Records from a data collection:
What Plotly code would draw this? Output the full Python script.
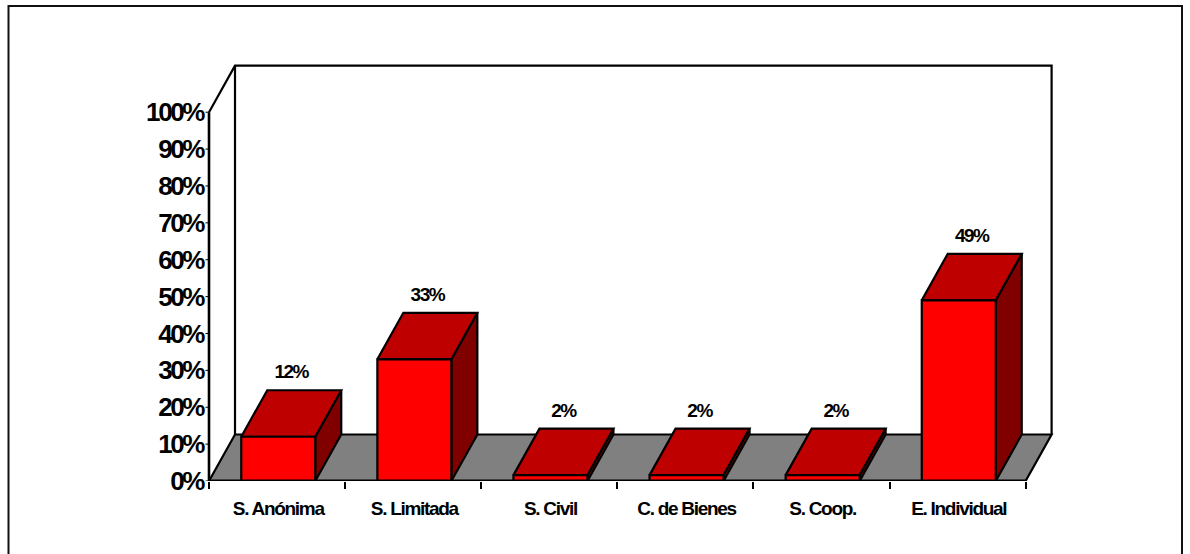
import plotly.graph_objects as go

categories = ["S. Anónima", "S. Limitada", "S. Civil", "C. de Bienes", "S. Coop.", "E. Individual"]
values = [12, 33, 1.6, 1.6, 1.6, 49]
value_labels = ["12%", "33%", "2%", "2%", "2%", "49%"]
y_ticks = list(range(0, 101, 10))

W, H = 1190, 554
X0, Y0 = 209, 481                    # page pixels of the axes origin
L, R, T, B = 200, 1060, 56, 481      # plot box in page pixels
PX_X = (1025.6 - 209) / 6            # pixels per category
PX_Y = (481.3 - 112.5) / 100         # pixels per percent
DX = 26.0 / PX_X                     # depth offset, category units
DY = 46.5 / PX_Y                     # depth offset, percent units
BAR_W = 74 / PX_X
SHIFT = 1.2 / PX_X                   # category centres sit slightly right of mid-slot
LABEL_X = 13 / PX_X
LABEL_Y = 7 / PX_Y

INK = "#000000"
fig = go.Figure()


def poly(xs, ys, fill, lw=2):
    fig.add_trace(go.Scatter(x=xs, y=ys, mode="lines", fill="toself", fillcolor=fill,
                             line=dict(color=INK, width=lw), hoverinfo="skip",
                             showlegend=False, cliponaxis=False))


def line(xs, ys, lw=2.2):
    fig.add_trace(go.Scatter(x=xs, y=ys, mode="lines", line=dict(color=INK, width=lw),
                             hoverinfo="skip", showlegend=False, cliponaxis=False))


# floor and walls
poly([0, 6, 6 + DX, DX, 0], [0, 0, DY, DY, 0], "#808080", 2.2)
line([0, 0, DX, 6 + DX, 6 + DX], [100, 100, 100 + DY, 100 + DY, DY])
line([DX, DX], [DY, 100 + DY])
line([0, 0], [0, 100], 2.6)

# bars
for i, v in enumerate(values):
    c = i + 0.5 + SHIFT
    x0, x1 = c - BAR_W / 2, c + BAR_W / 2
    poly([x1, x1 + DX, x1 + DX, x1, x1], [0, DY, v + DY, v, 0], "#800000", 2.2)
    poly([x0, x1, x1 + DX, x0 + DX, x0], [v, v, v + DY, v + DY, v], "#bf0000", 2.2)
    poly([x0, x1, x1, x0, x0], [0, 0, v, v, 0], "#ff0000", 2.2)

line([0, 6], [0, 0], 3)

# data labels
fig.add_trace(go.Scatter(
    x=[i + 0.5 + SHIFT + LABEL_X for i in range(len(values))],
    y=[v + DY + LABEL_Y for v in values],
    mode="text", text=value_labels, textposition="top center",
    textfont=dict(family="Liberation Sans", size=19, color=INK, weight="bold"),
    hoverinfo="skip", showlegend=False, cliponaxis=False))

fig.update_layout(
    width=W, height=H, autosize=False,
    margin=dict(l=L, r=W - R, t=T, b=H - B, pad=0),
    paper_bgcolor="white", plot_bgcolor="rgba(0,0,0,0)",
    xaxis=dict(
        range=[(L - X0) / PX_X, (R - X0) / PX_X], showgrid=False, zeroline=False, showline=False,
        tickmode="array", tickvals=[i + 0.5 + SHIFT for i in range(6)], ticktext=categories,
        ticks="", ticklabelstandoff=14,
        tickfont=dict(family="Liberation Sans", size=19, color=INK, weight="bold"),
        minor=dict(ticks="outside", tickmode="array", tickvals=list(range(7)),
                   ticklen=7, tickwidth=1.8, tickcolor=INK, showgrid=False),
    ),
    yaxis=dict(
        range=[(Y0 - B) / PX_Y, (Y0 - T) / PX_Y], showgrid=False, zeroline=False, showline=False,
        tickmode="array", tickvals=y_ticks, ticktext=[f"{t}%" for t in y_ticks],
        ticks="", ticklabelstandoff=-4,
        tickfont=dict(family="Liberation Sans", size=26, color=INK, weight="bold"),
    ),
    shapes=[dict(type="rect", xref="paper", yref="paper",
                 x0=(8.5 - L) / (R - L), x1=(1182 - L) / (R - L),
                 y0=(B - 565) / (B - T), y1=(B - 6) / (B - T),
                 line=dict(color="#111111", width=2), fillcolor="rgba(0,0,0,0)", layer="below")]
    + [dict(type="line", xref="x", yref="y", x0=0, x1=-3.5 / PX_X, y0=t, y1=t,
            line=dict(color=INK, width=1)) for t in y_ticks],
)

post = """
document.body.style.margin = '0';
var s = document.createElement('style');
s.textContent = '.ytick text{letter-spacing:-2.4px} .xtick text{letter-spacing:-1.3px} .textpoint text{letter-spacing:-1.5px}';
document.head.appendChild(s);
"""
fig.write_html("out.html", post_script=post, config=dict(displayModeBar=False))
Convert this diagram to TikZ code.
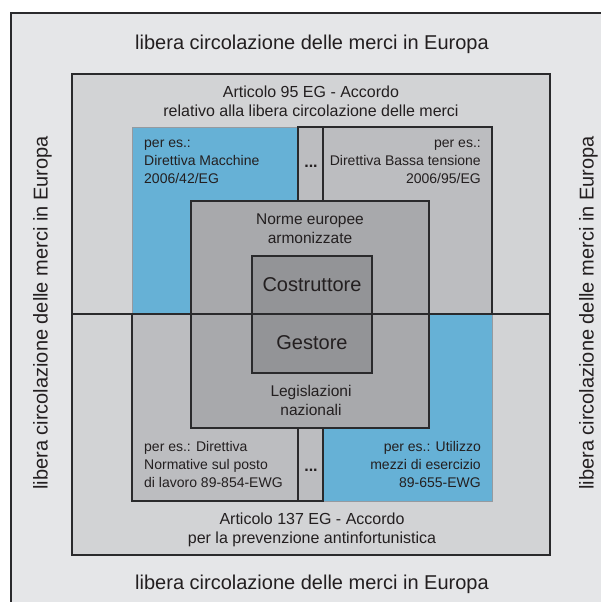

## [EXERCISE INSTRUCTIONS]
Take every line from the records above that has the word "this" and copy it.

## [TASK RESPONSE]
What Plotly code would draw this? Output the full Python script.
Convert this diagram to TikZ code.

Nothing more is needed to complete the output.